* What this task involves
Exactly the lines from the start of the data below through the line that contains "err_sans = [0.37, 0.23, 0.52, 0.27, 0.36, 0.27]" are to be copied, with pictures left out.

<<<<

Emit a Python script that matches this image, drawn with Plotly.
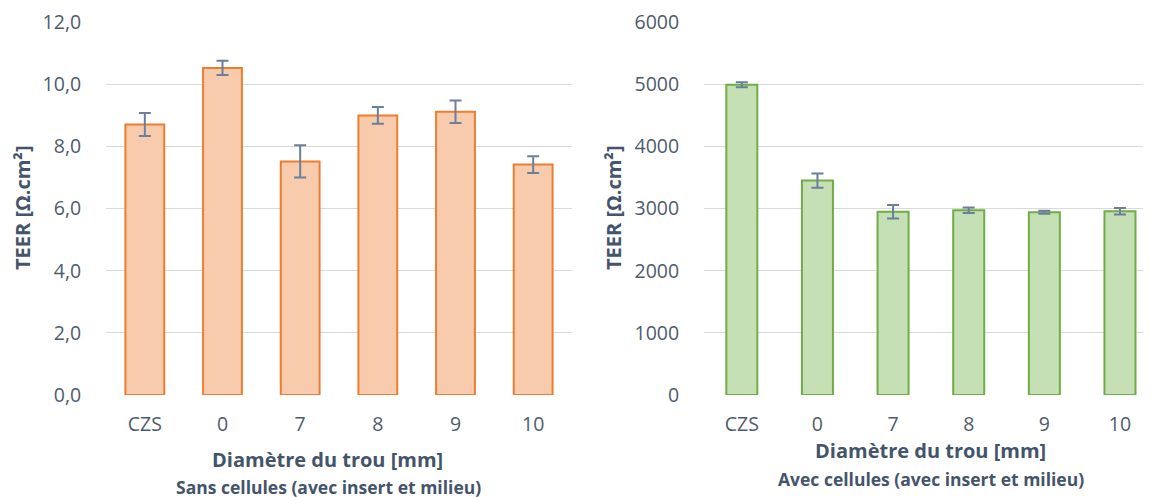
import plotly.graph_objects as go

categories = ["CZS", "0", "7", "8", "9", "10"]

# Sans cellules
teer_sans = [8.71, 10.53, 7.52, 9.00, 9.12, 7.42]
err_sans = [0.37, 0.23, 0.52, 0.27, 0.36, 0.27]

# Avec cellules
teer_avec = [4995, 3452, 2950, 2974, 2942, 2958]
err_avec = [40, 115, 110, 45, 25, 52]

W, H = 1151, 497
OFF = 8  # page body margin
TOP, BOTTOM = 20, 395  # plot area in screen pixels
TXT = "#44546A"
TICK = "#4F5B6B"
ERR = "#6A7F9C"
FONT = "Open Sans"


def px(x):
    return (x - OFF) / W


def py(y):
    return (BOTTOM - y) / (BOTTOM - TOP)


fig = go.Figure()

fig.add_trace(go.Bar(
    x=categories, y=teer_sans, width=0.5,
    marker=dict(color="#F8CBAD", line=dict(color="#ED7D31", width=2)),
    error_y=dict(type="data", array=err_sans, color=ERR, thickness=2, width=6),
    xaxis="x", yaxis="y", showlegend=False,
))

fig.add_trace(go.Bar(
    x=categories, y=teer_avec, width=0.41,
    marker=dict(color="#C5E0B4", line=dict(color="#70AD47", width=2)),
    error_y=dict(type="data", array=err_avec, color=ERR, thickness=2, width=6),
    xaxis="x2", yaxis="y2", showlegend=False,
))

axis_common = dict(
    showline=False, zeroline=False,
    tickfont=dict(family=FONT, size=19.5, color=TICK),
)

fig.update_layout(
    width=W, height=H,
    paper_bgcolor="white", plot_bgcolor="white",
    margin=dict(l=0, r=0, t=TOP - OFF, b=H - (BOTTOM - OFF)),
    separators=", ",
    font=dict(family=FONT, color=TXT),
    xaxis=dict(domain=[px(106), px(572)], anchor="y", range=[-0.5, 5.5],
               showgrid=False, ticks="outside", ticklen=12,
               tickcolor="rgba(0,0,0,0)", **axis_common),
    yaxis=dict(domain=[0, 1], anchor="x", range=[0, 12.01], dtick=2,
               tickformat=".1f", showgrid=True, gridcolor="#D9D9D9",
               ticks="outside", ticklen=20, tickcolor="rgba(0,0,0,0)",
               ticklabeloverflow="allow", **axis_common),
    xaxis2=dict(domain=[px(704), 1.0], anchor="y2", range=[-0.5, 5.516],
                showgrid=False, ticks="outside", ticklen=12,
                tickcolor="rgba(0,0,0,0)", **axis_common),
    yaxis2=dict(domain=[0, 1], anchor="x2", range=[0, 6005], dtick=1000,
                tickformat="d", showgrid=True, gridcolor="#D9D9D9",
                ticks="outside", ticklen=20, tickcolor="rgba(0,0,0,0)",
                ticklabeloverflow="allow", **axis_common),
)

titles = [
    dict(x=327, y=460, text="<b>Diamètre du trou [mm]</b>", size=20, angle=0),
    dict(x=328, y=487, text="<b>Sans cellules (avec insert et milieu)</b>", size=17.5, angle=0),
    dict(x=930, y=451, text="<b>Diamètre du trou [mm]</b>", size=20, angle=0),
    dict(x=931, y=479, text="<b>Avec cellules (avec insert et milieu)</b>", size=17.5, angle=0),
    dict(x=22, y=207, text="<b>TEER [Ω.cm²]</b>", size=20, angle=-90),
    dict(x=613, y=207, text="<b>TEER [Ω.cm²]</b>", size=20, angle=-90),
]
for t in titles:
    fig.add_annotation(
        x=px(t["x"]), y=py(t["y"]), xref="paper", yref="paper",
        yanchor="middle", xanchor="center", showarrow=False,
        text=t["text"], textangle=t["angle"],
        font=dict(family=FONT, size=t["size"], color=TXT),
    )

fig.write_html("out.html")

>>>>

* Complete output
Emit a Python script that matches this image, drawn with Plotly.
import plotly.graph_objects as go

categories = ["CZS", "0", "7", "8", "9", "10"]

# Sans cellules
teer_sans = [8.71, 10.53, 7.52, 9.00, 9.12, 7.42]
err_sans = [0.37, 0.23, 0.52, 0.27, 0.36, 0.27]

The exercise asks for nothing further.